─── Raw data

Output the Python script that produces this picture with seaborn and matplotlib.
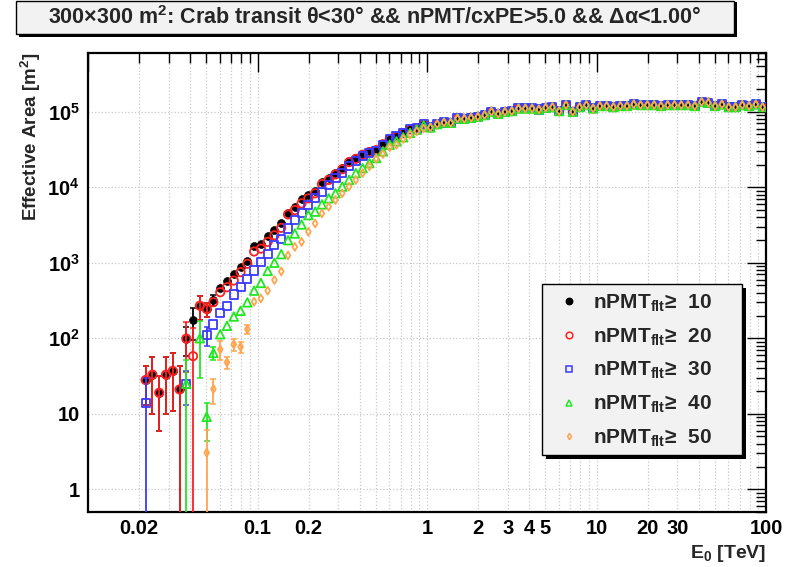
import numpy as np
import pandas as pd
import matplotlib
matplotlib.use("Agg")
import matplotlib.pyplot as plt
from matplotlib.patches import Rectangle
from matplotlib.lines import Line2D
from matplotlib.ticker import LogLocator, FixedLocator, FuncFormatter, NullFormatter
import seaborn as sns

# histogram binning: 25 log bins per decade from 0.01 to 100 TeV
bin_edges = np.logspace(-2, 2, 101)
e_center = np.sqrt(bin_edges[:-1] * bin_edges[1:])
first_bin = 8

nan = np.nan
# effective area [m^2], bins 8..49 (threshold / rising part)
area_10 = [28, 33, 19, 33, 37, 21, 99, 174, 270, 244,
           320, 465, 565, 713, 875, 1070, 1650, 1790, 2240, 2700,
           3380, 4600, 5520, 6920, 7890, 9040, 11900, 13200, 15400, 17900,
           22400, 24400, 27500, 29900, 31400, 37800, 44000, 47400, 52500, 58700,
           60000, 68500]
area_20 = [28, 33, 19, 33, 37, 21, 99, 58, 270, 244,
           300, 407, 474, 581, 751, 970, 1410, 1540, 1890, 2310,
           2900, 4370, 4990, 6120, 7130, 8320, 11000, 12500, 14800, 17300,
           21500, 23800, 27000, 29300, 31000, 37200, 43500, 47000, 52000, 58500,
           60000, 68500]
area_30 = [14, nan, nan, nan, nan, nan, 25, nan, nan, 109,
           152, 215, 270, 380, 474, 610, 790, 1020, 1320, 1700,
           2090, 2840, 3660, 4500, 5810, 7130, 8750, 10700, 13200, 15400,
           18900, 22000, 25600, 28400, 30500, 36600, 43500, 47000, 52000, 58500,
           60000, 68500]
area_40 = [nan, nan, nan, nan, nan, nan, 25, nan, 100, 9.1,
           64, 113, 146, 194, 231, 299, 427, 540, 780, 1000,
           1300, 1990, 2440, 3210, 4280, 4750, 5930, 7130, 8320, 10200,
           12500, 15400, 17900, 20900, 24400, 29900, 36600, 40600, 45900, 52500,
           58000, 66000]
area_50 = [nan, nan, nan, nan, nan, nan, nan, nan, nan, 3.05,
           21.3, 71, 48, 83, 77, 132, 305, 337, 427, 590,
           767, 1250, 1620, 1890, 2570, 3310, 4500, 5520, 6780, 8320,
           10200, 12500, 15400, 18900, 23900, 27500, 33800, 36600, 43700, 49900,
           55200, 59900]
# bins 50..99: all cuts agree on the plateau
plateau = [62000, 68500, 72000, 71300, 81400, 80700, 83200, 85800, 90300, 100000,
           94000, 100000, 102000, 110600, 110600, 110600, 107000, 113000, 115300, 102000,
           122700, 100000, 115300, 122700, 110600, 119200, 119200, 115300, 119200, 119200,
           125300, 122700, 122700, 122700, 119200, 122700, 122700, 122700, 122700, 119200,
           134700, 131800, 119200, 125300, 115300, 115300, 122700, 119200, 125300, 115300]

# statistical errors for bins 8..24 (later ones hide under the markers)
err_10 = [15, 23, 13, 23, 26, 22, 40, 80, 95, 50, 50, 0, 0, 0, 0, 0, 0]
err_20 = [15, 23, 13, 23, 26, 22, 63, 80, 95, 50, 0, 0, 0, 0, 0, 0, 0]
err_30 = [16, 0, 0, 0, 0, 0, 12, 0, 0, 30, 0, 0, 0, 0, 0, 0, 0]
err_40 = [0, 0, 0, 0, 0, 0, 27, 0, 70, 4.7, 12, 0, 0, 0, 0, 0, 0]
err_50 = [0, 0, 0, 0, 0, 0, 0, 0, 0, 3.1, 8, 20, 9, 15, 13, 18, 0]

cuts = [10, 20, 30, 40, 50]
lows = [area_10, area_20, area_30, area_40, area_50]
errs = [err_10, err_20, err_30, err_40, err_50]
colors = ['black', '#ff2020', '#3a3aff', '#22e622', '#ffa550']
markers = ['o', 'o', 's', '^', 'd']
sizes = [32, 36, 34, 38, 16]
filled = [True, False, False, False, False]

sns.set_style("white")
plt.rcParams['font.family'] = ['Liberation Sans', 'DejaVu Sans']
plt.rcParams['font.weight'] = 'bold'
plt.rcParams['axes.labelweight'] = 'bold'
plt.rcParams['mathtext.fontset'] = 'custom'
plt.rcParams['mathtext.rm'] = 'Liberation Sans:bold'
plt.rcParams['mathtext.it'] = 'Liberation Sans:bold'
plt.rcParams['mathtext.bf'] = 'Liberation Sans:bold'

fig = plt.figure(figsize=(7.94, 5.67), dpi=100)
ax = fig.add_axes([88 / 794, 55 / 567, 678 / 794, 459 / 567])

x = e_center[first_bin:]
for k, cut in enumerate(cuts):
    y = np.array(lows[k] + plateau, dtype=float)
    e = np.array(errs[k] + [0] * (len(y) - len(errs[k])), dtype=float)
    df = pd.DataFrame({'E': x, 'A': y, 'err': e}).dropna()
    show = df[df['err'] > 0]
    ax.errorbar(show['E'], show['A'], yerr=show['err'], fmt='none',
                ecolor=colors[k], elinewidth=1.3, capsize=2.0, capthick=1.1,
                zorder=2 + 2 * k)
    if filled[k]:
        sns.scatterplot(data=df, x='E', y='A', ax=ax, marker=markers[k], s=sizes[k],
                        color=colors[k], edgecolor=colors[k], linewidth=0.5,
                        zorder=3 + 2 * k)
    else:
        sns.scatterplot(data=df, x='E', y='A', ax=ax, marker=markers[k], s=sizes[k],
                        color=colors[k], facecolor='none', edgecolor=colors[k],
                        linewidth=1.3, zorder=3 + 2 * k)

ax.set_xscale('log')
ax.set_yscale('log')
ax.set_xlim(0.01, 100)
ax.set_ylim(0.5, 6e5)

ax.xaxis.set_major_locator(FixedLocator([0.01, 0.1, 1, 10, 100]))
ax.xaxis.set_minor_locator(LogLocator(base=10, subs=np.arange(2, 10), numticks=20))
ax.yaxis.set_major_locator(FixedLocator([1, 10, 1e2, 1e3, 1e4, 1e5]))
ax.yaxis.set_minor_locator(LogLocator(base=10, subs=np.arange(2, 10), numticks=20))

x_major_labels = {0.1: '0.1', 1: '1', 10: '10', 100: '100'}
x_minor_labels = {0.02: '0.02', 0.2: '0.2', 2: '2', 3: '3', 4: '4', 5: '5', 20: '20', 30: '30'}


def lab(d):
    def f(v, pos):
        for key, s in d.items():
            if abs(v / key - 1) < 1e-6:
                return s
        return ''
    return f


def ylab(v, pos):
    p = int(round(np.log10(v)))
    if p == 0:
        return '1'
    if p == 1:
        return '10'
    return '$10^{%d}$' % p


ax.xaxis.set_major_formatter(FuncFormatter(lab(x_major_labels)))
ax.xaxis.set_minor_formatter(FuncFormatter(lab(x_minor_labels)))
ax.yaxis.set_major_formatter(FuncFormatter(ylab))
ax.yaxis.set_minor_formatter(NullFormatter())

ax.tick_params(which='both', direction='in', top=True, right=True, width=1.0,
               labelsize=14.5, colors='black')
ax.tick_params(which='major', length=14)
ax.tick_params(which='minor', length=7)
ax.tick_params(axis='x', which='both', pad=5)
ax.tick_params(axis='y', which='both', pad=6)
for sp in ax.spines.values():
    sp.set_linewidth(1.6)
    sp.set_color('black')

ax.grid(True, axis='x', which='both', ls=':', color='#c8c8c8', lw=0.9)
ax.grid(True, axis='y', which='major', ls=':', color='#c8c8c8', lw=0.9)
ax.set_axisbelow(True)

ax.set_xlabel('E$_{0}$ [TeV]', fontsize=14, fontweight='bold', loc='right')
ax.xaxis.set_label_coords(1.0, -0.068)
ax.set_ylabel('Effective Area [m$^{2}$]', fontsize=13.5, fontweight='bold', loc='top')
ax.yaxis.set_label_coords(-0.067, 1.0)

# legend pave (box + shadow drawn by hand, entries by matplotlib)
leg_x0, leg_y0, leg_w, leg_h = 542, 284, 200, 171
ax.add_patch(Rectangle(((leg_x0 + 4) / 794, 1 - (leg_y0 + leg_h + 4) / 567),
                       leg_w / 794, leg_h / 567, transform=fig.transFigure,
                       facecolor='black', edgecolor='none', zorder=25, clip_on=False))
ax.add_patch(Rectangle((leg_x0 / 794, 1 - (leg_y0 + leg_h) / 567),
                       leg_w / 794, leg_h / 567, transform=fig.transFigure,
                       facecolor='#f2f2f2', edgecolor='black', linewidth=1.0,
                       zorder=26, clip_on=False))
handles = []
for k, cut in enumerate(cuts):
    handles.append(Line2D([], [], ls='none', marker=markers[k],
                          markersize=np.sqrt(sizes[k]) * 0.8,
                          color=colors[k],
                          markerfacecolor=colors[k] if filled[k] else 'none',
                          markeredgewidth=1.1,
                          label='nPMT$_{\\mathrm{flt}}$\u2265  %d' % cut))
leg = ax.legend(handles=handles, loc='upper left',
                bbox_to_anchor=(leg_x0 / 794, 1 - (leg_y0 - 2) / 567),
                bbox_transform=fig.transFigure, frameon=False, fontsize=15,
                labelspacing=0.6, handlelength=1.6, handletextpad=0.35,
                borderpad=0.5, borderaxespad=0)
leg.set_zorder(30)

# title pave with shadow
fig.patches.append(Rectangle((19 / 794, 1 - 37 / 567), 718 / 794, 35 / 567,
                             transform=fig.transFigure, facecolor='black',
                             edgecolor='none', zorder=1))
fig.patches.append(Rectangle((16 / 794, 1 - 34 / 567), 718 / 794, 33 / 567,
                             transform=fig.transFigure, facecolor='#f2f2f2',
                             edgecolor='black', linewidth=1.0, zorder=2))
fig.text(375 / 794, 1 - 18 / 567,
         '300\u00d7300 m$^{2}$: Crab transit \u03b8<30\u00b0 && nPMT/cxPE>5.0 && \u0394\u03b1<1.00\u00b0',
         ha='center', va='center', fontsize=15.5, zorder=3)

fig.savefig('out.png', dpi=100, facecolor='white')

──────

From the first line above to the line containing "first_bin = 8", repeat each line exactly. Pictures stay out.

* Task answer *
Output the Python script that produces this picture with seaborn and matplotlib.
import numpy as np
import pandas as pd
import matplotlib
matplotlib.use("Agg")
import matplotlib.pyplot as plt
from matplotlib.patches import Rectangle
from matplotlib.lines import Line2D
from matplotlib.ticker import LogLocator, FixedLocator, FuncFormatter, NullFormatter
import seaborn as sns

# histogram binning: 25 log bins per decade from 0.01 to 100 TeV
bin_edges = np.logspace(-2, 2, 101)
e_center = np.sqrt(bin_edges[:-1] * bin_edges[1:])
first_bin = 8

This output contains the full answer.